I listen to this without blinking. I already know about the asbestos. The plumber told me months ago. I’d planned on using it as leverage if they balked at my offer.
“It’s going to cost thousands to get it removed,” Madame Henri goes on. “Maybe tens of thousands. Do you want that hassle?”
“No,” Monsieur Henri pouts.
“This way,” his wife says, “we can be done with it in an afternoon. We don’t even have to pay to have our things moved out! She’ll keep them!”
Monsieur Henri brightens at this. “Eh! I didn’t think of this! But where’s she getting all this money? She’s not even thirty.”

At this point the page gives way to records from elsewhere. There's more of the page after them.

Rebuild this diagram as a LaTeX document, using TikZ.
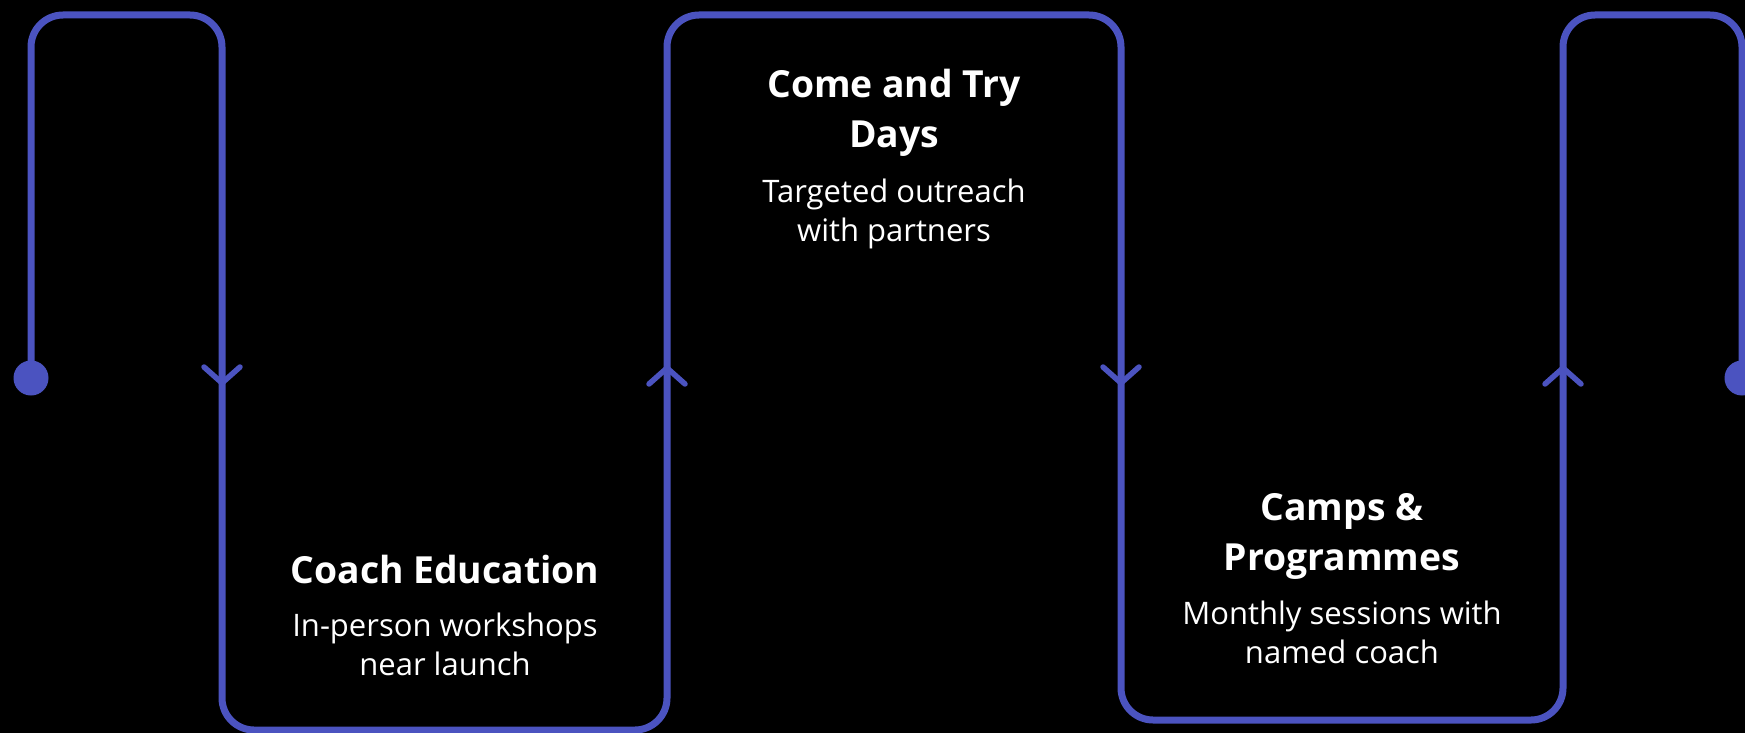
\documentclass[tikz,border=0pt]{standalone}
\usepackage{fontspec}
\setmainfont{Open Sans}
\usetikzlibrary{calc}
\begin{document}
\begin{tikzpicture}[x=1pt,y=-1pt,
  flow/.style={draw=flowblue,line width=7pt,rounded corners=32pt},
  chevron/.style={draw=flowblue,line width=5.5pt,line cap=round,line join=round},
  enddot/.style={circle,fill=flowblue,inner sep=0pt,minimum size=35pt},
  title/.style={text=white,align=center,anchor=base,font=\fontsize{37.3}{50}\selectfont\bfseries},
  sub/.style={text=white,align=center,anchor=base,font=\fontsize{31}{38.5}\selectfont}]
\definecolor{flowblue}{RGB}{75,83,192}
\fill[black] (0,0) rectangle (1745,733);
\useasboundingbox (0,0) rectangle (1745,733);
% route
\coordinate (s) at (31,378);
\coordinate (e) at (1742,378);
\draw[flow] (s) -- (31,15) -- (222,15) -- (222,730) -- (667,730) -- (667,15)
  -- (1121,15) -- (1121,720) -- (1563,720) -- (1563,15) -- (1742,15) -- (e);
\node[enddot] (startdot) at (s) {};
\node[enddot] (enddot) at (e) {};
% chevrons
\coordinate (d1) at (222,383);
\coordinate (u1) at (667,368);
\coordinate (d2) at (1121,383);
\coordinate (u2) at (1563,368);
\foreach \c in {d1,d2} \draw[chevron] ($(\c)+(-18,-16)$) -- (\c) -- ($(\c)+(18,-16)$);
\foreach \c in {u1,u2} \draw[chevron] ($(\c)+(-18,16)$) -- (\c) -- ($(\c)+(18,16)$);
% texts (anchor = baseline of the last line)
\node[title] (t1) at (445,583) {Coach Education};
\node[sub] (s1) at (445,675) {In-person workshops\\near launch};
\node[title] (t2) at (894,147) {Come and Try\\Days};
\node[sub] (s2) at (894,241) {Targeted outreach\\with partners};
\node[title] (t3) at (1342,570) {Camps \&\\Programmes};
\node[sub] (s3) at (1342,663) {Monthly sessions with\\named coach};
\end{tikzpicture}
\end{document}
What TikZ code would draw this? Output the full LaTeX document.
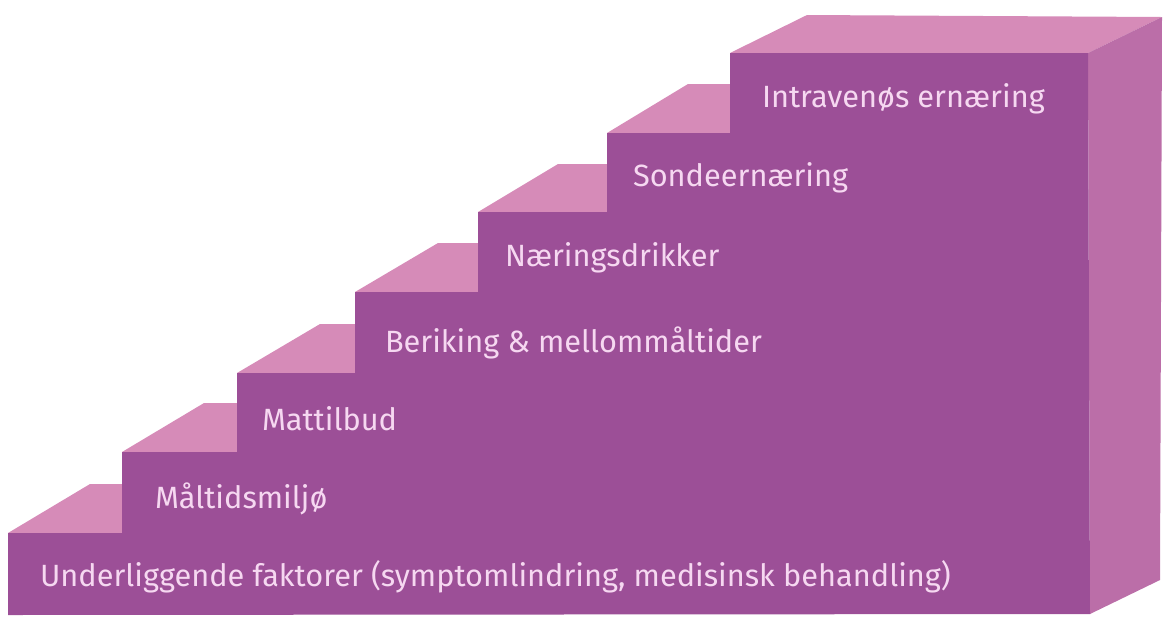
\documentclass[tikz,border=0pt]{standalone}
\usepackage{fontspec}
\setmainfont{Fira Sans}
\usepackage{xcolor}
\usetikzlibrary{positioning}

\definecolor{frontviolet}{HTML}{9C4F97}
\definecolor{topviolet}{HTML}{D68BB8}
\definecolor{sideviolet}{HTML}{BB6EA8}
\definecolor{labelpink}{HTML}{F6D8F1}

\begin{document}
\begin{tikzpicture}[
  x=0.02cm,
  y=-0.02cm,
  tread/.style={
    fill=topviolet,
    draw=none
  },
  riser/.style={
    fill=frontviolet,
    draw=none
  },
  flank/.style={
    fill=sideviolet,
    draw=none
  },
  steplabel/.style={
    anchor=base west,
    inner sep=0pt,
    outer sep=0pt,
    text=labelpink,
    font=\fontsize{17.5}{20}\selectfont
  }
]

\useasboundingbox (0,0) rectangle (1170,630);

% Treads
\foreach \xa/\xb/\ya/\dx/\dy in {8/122/533/82/49, 122/237/452/82/49,
    237/355/373/83/49, 355/478/292/83/49, 478/607/212/80/48, 607/730/133/81/49}
  \fill [tread] (\xa,\ya) -- ++(\dx,-\dy) -- (\xb,\ya-\dy) -- (\xb,\ya) -- cycle;
\fill [tread] (730,53) -- (807,15) -- (1162,17) -- (1088,53) -- cycle;

% Side
\fill [flank] (1088,53) -- (1162,17) -- (1160,580) -- (1090,614) -- cycle;

% Front
\fill [riser] (8,615) -- (8,533) -- (122,533) -- (122,452) -- (237,452)
  -- (237,373) -- (355,373) -- (355,292) -- (478,292) -- (478,212)
  -- (607,212) -- (607,133) -- (730,133) -- (730,53) -- (1088,53)
  -- (1090,614) -- cycle;

% Labels
\node [steplabel] (base) at (40,586) {Underliggende faktorer (symptomlindring, medisinsk behandling)};
\node [steplabel] (meal) at (155,508) {Måltidsmiljø};
\node [steplabel] (food) at (262,430) {Mattilbud};
\node [steplabel] (enrich) at (385,352) {Beriking \& mellommåltider};
\node [steplabel] (drinks) at (505,266) {Næringsdrikker};
\node [steplabel] (tube) at (633,186) {Sondeernæring};
\node [steplabel] (iv) at (762,107) {Intravenøs ernæring};

\end{tikzpicture}
\end{document}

“Who knows?” his wife asks with a Gallic shrug. “The dead grandmother, perhaps?”
“Ask her,” Monsieur Henri says.
Then they both turn to me. And Madame Henri asks in English, “Did you hear all that?”
“Of course,” I say testily. “I’m not deaf. And I speak French. Remember?”
“I know.” Madame Henri shakes her head. “The money is from your grandmother?”
“No,” I say. “It’s from a deal I made last night with Geck Industries. I’m going to be designing a line of wedding wear for their discount department stores.”
Monsieur Henri looks confused. “But if you are going to work for Geck, then why do you still want the shop?”
“Because I’m still going to be doing gowns for my own customers,” I said. “Independent of Geck. Besides, your shop… my shop, if you’ll agree to sell it to me… it’s home.”
I feel ridiculous, but as I say the word, tears fill my eyes. And yet… it’s true. That pokey little apartment—which I fully intend to renovate if it ever becomes mine—is the place where I’ve known some of the highest highs, and lowest lows, of my life. I can’t let it slip away from me. I won’t. Not without a fight.
Madame Henri blinks a few times. Then she looks at her husband. He arches his eyebrows.
“Well,” Monsieur Henri says. “In that case… I think we have to sell the building to Elizabeth. Do you not agree, chérie?”
Madame Henri’s face breaks into an enormous smile.
“I agree,” she says.
Which is how, a half hour later, I end up drinking champagne in the noonday sun with Madame Henri in her back garden, while the birds chirp all around us, and her husband shows Chaz, who’s returned from his odyssey at the mall, how to play pétanque—a sport at which, it soon becomes apparent, he excels…
Almost as much as he excels in coaching me in how to get my former bosses to sell me their place of business.